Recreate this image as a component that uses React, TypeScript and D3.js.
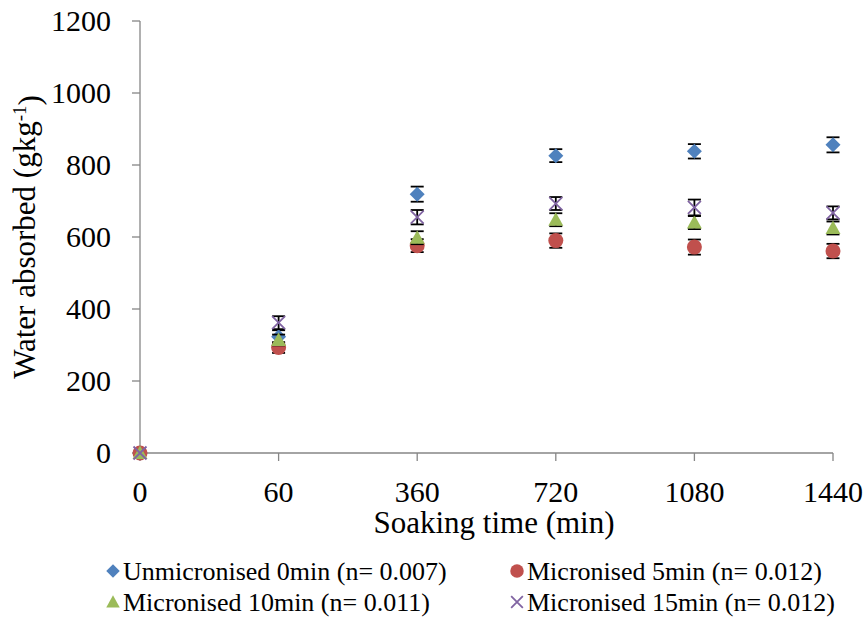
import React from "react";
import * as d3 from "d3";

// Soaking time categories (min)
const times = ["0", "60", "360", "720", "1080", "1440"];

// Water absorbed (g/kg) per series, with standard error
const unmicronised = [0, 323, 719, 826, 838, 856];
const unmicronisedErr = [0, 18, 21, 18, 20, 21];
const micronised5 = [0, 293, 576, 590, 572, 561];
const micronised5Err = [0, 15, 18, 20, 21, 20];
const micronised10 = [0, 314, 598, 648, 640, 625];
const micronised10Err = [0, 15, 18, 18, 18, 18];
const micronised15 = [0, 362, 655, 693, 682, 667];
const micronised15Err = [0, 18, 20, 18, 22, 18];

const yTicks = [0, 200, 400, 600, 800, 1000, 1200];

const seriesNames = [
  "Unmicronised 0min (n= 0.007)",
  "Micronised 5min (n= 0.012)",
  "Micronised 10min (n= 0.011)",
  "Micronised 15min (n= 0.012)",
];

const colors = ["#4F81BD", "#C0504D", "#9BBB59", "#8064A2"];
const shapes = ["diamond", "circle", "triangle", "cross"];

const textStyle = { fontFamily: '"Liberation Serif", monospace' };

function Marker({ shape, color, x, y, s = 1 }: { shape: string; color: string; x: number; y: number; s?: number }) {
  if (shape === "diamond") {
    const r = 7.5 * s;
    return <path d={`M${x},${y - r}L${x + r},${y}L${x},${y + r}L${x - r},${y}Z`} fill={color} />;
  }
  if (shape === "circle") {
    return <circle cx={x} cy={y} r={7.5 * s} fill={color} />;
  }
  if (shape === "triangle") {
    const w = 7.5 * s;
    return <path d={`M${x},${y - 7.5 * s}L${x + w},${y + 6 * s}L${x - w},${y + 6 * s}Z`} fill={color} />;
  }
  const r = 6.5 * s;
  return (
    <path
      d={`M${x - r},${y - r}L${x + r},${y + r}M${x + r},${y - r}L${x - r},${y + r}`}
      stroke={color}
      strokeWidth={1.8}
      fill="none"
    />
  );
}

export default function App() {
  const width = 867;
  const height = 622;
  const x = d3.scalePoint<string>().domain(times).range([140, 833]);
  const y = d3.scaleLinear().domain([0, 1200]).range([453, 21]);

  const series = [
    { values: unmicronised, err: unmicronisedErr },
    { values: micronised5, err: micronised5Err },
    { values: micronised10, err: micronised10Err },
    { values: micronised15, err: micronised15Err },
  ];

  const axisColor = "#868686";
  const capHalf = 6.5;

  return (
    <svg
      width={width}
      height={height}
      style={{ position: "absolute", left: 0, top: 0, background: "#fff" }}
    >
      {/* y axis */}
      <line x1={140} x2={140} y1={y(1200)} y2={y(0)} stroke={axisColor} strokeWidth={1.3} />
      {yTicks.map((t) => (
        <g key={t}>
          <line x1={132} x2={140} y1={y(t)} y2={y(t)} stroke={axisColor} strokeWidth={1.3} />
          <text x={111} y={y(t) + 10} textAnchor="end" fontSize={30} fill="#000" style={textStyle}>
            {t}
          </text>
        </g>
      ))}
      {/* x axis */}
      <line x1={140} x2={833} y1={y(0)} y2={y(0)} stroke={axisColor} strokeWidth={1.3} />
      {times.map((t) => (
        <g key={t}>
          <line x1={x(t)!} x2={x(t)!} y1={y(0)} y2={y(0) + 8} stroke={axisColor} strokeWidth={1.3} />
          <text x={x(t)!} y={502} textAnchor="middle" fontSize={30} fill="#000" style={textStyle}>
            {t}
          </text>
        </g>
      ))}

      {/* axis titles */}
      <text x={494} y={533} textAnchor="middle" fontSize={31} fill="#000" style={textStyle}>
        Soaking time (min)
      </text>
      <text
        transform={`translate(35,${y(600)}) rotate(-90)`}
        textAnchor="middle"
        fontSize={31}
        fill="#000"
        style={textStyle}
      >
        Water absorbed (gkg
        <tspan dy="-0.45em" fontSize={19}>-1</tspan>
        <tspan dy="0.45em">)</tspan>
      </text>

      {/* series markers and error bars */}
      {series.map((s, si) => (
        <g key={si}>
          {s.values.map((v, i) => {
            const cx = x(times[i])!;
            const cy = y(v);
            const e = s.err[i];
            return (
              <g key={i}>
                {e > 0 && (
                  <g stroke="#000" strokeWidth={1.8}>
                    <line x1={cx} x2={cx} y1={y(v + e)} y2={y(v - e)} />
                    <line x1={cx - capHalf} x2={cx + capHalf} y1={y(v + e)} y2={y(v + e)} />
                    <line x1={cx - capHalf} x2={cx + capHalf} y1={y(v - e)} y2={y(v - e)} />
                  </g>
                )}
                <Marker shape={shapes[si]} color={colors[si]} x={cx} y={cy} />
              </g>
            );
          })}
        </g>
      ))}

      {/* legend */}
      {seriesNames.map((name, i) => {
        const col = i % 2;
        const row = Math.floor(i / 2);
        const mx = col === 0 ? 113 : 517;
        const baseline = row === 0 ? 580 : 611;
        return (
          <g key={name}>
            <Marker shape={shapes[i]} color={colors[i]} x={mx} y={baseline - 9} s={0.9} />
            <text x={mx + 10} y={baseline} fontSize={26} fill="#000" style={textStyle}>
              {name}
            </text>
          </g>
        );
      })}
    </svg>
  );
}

The request » Find how many lines in the material hold the word "React" and state that number alone.

Exercise answer » 2